:: SHORT TASK ::
Copy out all lines of the records in which the word "that" appears.

:: DATASET RECORDS ::
## begin

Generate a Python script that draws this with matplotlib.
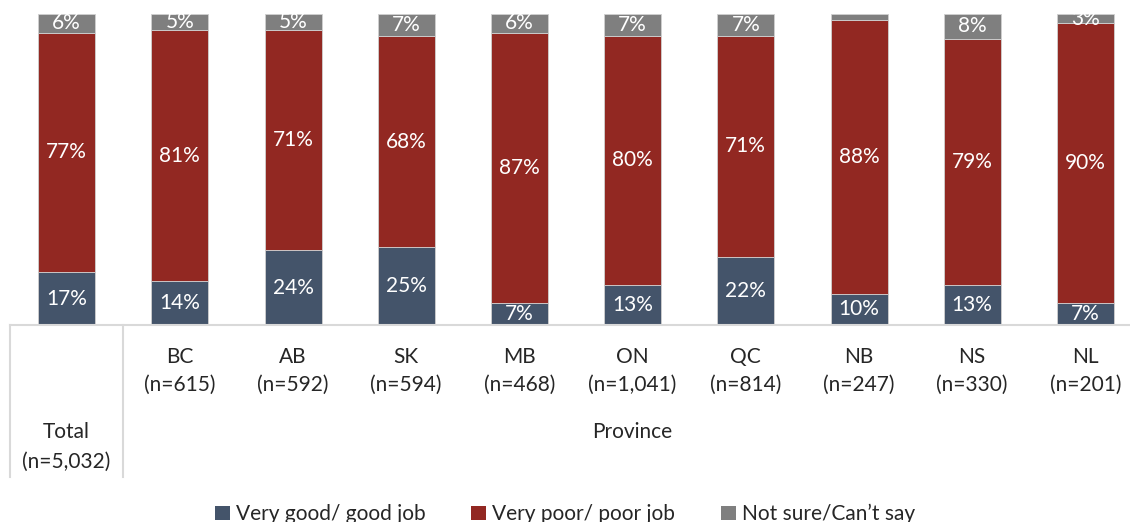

## end
## begin

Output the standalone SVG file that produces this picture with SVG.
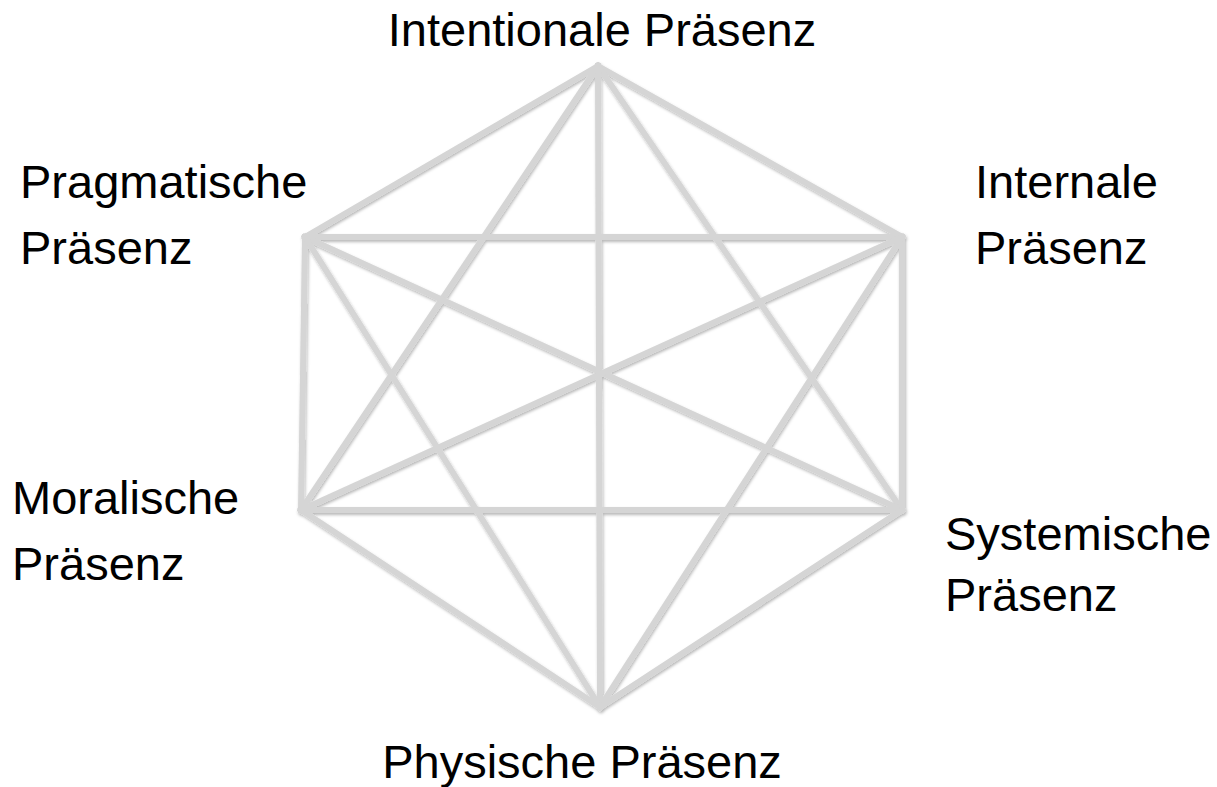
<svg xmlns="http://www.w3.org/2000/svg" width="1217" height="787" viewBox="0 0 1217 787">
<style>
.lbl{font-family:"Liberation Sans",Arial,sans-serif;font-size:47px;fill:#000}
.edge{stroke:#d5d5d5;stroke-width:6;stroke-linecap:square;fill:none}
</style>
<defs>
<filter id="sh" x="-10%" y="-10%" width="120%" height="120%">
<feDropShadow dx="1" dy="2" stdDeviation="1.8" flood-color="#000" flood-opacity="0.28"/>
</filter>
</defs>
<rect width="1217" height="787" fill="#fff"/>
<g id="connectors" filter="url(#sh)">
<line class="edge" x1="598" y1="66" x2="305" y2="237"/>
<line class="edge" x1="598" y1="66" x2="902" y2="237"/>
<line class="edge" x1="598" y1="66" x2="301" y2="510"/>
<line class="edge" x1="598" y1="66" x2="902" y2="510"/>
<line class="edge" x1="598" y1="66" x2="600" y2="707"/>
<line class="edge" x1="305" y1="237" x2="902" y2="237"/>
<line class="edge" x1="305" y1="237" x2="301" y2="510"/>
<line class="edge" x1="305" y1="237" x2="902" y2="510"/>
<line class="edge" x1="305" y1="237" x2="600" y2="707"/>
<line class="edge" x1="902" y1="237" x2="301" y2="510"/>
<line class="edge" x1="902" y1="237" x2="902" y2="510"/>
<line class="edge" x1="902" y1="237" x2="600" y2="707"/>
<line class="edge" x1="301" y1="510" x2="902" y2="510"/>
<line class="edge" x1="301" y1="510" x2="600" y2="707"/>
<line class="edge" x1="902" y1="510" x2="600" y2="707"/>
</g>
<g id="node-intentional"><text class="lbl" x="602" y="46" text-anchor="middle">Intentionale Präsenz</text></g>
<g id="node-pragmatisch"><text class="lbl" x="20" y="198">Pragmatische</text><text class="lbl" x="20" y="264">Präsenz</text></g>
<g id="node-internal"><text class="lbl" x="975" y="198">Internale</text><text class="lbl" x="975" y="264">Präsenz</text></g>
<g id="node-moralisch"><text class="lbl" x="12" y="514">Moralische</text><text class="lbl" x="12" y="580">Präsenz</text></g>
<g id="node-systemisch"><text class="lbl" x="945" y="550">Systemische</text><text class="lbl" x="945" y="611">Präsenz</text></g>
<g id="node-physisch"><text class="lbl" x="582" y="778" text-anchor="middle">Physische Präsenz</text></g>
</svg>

## end

:: RESPONSE ::
Generate a Python script that draws this with matplotlib.
Output the standalone SVG file that produces this picture with SVG.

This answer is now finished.